Saudis have embraced change, Al-Haidari added. “We can see how people are accepting change in the manner they approach the new festivals, we see musical events being sold out, (as well as) wrestling, cooking, even military and weapon production. However, I believe the most undeniable indicator for the Saudis’ welcoming attitude toward change is clearly displayed with the return of almost all overseas scholarship students.

“Just like myself, hundreds of thousands were sent overseas to learn, and almost none of them had any contract to be forced to come back to Saudi: But yet, they did, and still do. What could be more clearer than having the most elite and educated population of Saudi (if not even the world) wanting to come back home to advance both their careers and their country’s (future)?”

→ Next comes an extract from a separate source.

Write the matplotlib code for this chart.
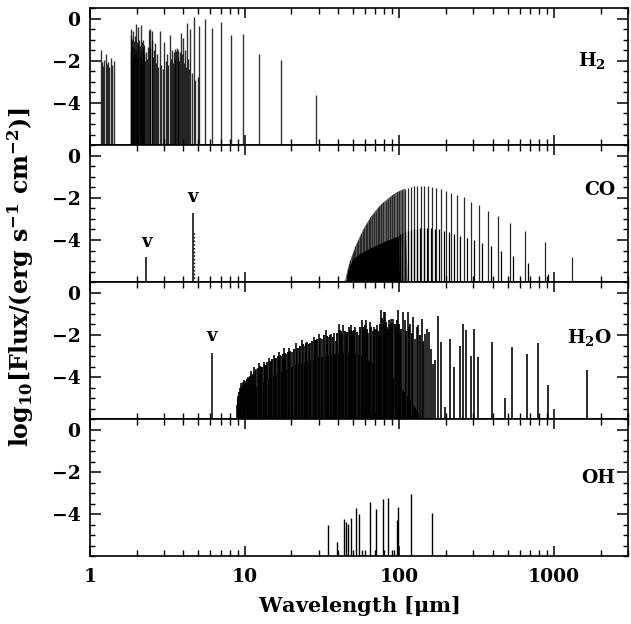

The majority of the nation adapted to the new social dynamics such as women working in the same fields and ranks as men, and the number of Saudi women in media, Al-Haidari added.

“Doubters were shown how much the community is longing to advance the role of the Saudi women. It would be so hard to even try to doubt that: Starting with Majles Al-Shoura having a third of its seats filled by Saudi women, having the issue of Saudi women’s right to drive as the first topic addressed, and now reaching the point where they will finally get some of their rights fulfilled finally. 

“You can also see the Saudi population welcoming this change: You can see that with the families that attended recent soccer matches in stadiums, families on YouTube supporting their wives, sisters, and mothers to drive, and not to forget: Thousands of Saudi girls going overseas to obtain their higher education. These are just a fraction of the current manifestations displayed by the Saudi community to show its welcome to Saudi women to take their rightful place, and to help the community grow with the help of all its members.”

Commenting about the General Entertainment Authority that changed much of the societal landscape, Al-Haidari said: “I find it to be amazing. Who would have thought a year ago that World Wrestling Entertainment (WWE) would come and have an event here? Who would have thought that we would get (Algerian musician) Cheb Khaled or (US hip-hop artist) Nelly to come and perform in Saudi? Who would have thought that it would have been this easy and quick to establish cinemas, female gyms, even a whole opera theater a year ago? Of course, we still want more, and much more. But the trend is going so quick and so fast showing that we are to expect great events and functions to come in the near future.”

YouTuber Rahaf Jambi, 27, described how the country’s economy has diversified. “We just don’t count on oil now, the economy is growing better. It’s true that we are at war with Yemen, but this didn’t stop the Kingdom from growing and there are a lot of improvements, there are a lot of human rights fulfilled. Women driving, this is one of the main important things that happened and it will be good for the Kingdom because it will improve the market.

“Women will not have to rely on drivers. It’s a better opportunity for Saudis to work in transportation companies such as Uber and Careem, even the girls can work in this field, and girls can become police officers,” Jambi told Arab News. 

“Having cinema in the Kingdom is a good thing — we will have more Saudi movies and movies that will be produced in Saudi Arabia. It’s going to be a good environment for Saudi talent.”

With women working in the same fields as men and reaching high ranks, and the many women emerging in the media, Jambi added: “I see a bright future for women.”

Jambi said he hoped big name world brands such as Apple would come to the Kingdom. “We need the Apple store in the Kingdom, we need a lot of brands to open in the Kingdom.”